Amy here writing to you in my hotel room at the Civitas, where sounds and smells of the street waft through the window on the breeze: motor bikes, Kigali residents chatting, car horns, wood burning fires, barbecued meats…
Rwanda, for me, has been a smorgasbord for my senses. In addition to sounds and smells like the ones described above, the sights have been breathtaking: a landscape of hills dotted with never ending houses. The tastes are divine: meat brochettes (skewers), the Primus beer, milky spicy sweet African tea… And most of all the touch of the KIE students, who show such physical affection to us: hugs, hand holding, the smiles they share – all of which get to the core of why I am so lucky to be here.
Today the applied theatre work we and the KIE students engaged in was both powerful and some of the most joyful I have experienced. Our forum plays were tweaked and performed. The first dealt with the oppression of a woman not being able to choose her education. The second dealt with the cruelty adopted children may face in new homes, and the third revolved around the domestic abuse of women. While the content of the models were heavy, the KIE and CUNY teams crafted brilliant moments of theatricality (including song, comedy, mime, slow motion etc) with the help of Chris Vine at our helm.
When it came time for the audience to intervene on the action and try to act out different options for the protagonists, the KIE students showed some of the most deft, intelligent problem solving skills I have witnessed in Theatre of the Oppressed. The title of this entry is inspired by something that a student said in defending his rights as an adopted member of the family who was working his fingers to the bone: “a person is not a machine.” In only 3 very short days, the KIE Level 2 students latched onto the nuances of forum theatre, and I was honored to both direct and perform the role of Joker for parts of the scenes – along with collaborators Shamilia and Rachel. The CUNY team stepped up to the plate, and we are all very proud of the work we did directing, “jokering”, and bearing witness to the magic of forum theatre today.
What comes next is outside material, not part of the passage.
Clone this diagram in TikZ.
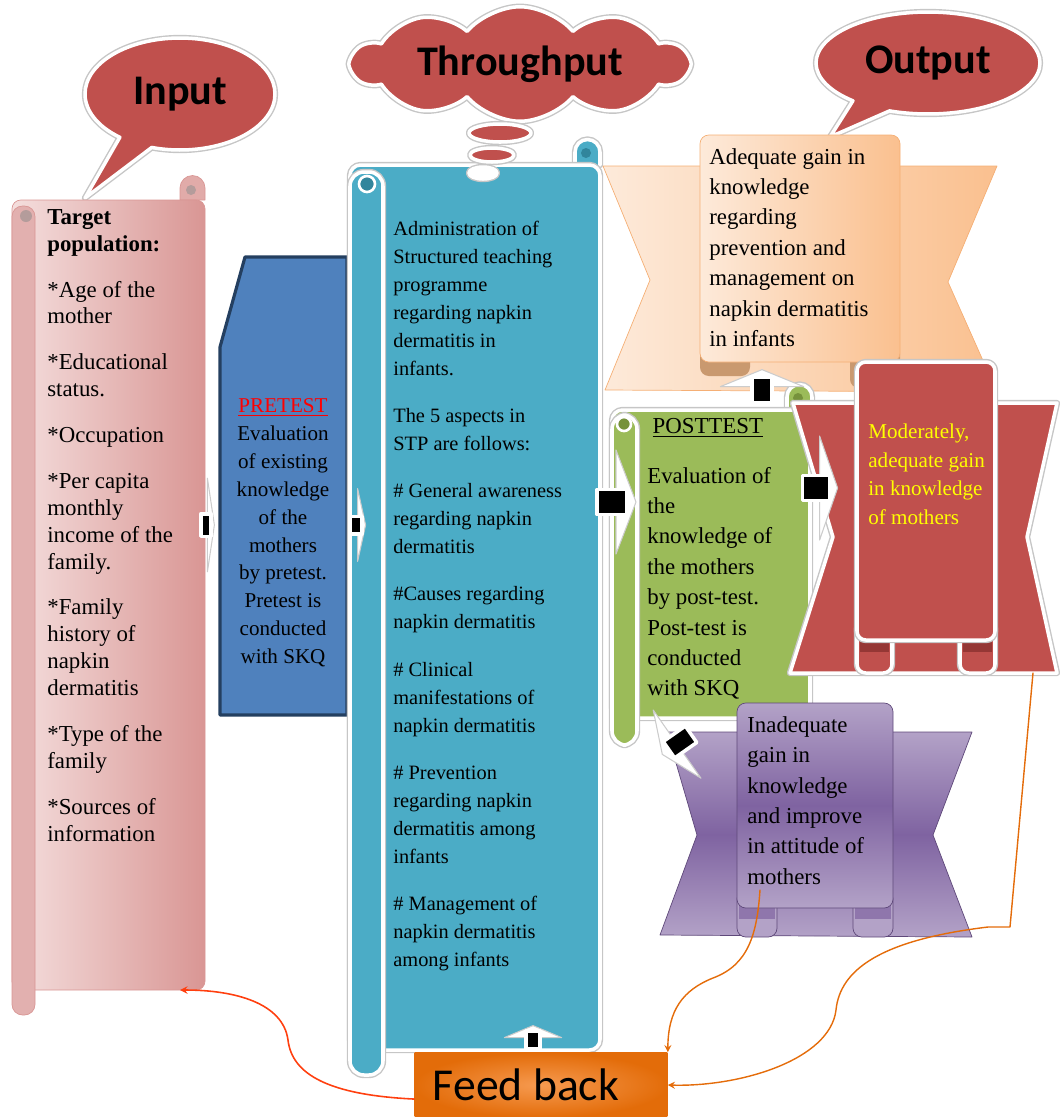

Our afternoon was, as someone said earlier, a “Joyfest” as it was time for Helen to lead us in a cultural exchange. The fact that we had already experienced mounting forum models with the students meant that we had started developing relationships with them, and therefore had a foundation of warmth and love to build our exchange off. KIE and CUNY respectively taught each other songs and dances that represented our cultures. We learned traditional songs about babies “Wirira” and about the beauty of Rwanda and we taught them “The Wheels on the Bus Go Round and Round”, “Living on a Prayer”, and the “Electric Slide”! As Bennett hilariously said “I came all the way to Rwanda to learn the Electric Slide!” The room was filled with laughing, hugging, clapping, and a true spirit of cultural exchange.
I feel honored to represent my group in writing this entry today, and feel like words cannot do enough justice to what an amazing experience we are all having. That said, the work is challenging, we are working hard, and it’s not easy. But applied theatre is not easy, it’s risky; indeed as Boal says “change is not risk free.” This is a risk that I think we are all thrilled we have taken. More to come!